As it turned out, I was less than two miles from the trail-head and my car.
It took me two hours to cover that two miles.
When I got in the car, and looked in the rearview mirror, I almost gave myself a coronary. Thought the wild, filthy face in the mirror was that of a certified bad guy, waiting to get me.
I drove back to town and called home. Paul’s parents answered. Paul was on his way. The people in the town had organized a search when Paul called the facility manager and between them they realized that I’d been missing for three days. My own fault for not telling anyone exactly where I was going and when I’d be back.

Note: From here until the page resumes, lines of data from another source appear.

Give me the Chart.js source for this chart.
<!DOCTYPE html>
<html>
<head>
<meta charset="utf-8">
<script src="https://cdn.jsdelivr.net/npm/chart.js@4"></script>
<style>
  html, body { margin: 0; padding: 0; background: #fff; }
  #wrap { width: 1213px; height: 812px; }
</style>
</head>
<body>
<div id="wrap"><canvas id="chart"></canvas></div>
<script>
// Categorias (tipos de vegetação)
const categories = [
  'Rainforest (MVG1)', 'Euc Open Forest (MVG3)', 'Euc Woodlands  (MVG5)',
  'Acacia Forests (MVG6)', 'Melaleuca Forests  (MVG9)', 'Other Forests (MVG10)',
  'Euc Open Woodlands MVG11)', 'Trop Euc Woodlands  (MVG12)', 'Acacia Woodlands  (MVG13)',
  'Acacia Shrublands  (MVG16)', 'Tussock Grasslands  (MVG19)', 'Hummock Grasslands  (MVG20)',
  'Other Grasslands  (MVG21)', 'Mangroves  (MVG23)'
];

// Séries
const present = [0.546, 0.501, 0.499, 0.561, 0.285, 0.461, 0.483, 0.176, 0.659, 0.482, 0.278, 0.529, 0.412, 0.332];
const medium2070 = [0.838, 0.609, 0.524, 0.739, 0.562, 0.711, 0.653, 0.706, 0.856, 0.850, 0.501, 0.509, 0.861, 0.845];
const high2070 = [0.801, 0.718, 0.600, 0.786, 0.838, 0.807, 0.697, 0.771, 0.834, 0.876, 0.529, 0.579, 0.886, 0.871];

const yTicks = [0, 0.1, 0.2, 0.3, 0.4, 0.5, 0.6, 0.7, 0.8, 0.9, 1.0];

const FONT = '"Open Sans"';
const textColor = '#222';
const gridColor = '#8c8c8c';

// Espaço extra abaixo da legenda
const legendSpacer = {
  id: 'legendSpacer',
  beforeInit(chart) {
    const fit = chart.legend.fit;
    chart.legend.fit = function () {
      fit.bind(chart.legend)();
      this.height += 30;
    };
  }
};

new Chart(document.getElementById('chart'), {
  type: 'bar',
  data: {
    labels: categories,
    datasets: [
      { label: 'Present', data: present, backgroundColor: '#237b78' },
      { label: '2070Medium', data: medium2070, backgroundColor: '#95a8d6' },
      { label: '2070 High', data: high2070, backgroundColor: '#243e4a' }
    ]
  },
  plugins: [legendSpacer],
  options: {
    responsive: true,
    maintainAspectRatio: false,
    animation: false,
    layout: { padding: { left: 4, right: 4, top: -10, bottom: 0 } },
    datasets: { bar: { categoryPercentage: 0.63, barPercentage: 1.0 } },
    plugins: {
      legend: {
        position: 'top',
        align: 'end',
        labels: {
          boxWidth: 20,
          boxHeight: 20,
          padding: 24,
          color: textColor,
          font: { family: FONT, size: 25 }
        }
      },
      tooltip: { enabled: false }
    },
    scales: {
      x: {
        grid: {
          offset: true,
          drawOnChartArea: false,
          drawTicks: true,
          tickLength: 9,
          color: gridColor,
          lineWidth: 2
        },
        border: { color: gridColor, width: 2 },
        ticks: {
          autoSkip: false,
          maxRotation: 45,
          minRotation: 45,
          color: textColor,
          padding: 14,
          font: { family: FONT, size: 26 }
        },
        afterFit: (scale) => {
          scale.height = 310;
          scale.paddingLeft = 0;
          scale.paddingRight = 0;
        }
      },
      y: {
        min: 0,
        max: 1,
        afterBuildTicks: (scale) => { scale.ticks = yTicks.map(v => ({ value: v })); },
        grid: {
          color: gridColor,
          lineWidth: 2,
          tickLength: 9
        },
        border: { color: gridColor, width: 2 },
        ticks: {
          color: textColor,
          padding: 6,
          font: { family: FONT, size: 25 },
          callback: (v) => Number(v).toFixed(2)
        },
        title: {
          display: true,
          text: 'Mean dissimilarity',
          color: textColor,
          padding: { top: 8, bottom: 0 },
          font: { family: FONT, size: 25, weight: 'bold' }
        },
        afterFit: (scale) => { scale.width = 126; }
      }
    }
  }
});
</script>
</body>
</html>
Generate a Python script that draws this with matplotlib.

After this experience, I read a lot about wilderness survival. One thing that experts recommend is to stay focused on why you want to survive; what you have to live for.
I did this automatically. I was constantly, and increasingly as my situation worsened, focused on Paul’s face. As soon as I got back into the town of Crested Butte, word spread that I was back. Paul Hurd, the manager of the condo complex, who had spent the night searching the area trail-heads for me, made me a peanut-butter and jelly sandwich, the best one I ever ate.
Our friends Becky and Terry Hamlin, starting late Saturday night, had organized the search, found a picture of me in my purse and had made a poster and pinned it up in every church in town. I took a much-needed shower, put on clean clothes and Becky drove me to the airport just in time to meet Paul.
I spotted Paul, as he stood at a pay phone, with his back to me. He turned around and I could see his face.
I don’t regret the adventure, but I do regret causing him anguish. The wild disarray I’d left in my wake at the condo, as I hurried out for my hike, led those who were looking for me to assume the place had been ransacked.
When I got back to Fort Worth, my dear friends, Sue and Alan Winter, showed up within an hour with a big box of Sweet Shoppe Fudge Love. It was heaven. I had lived all my life in Fort Worth and was unaware of the existence of Fudge Love. I had always loved chocolate, but that box of Fudge Love inspired me to find out everything I could about chocolate and to pursue the finer varieties.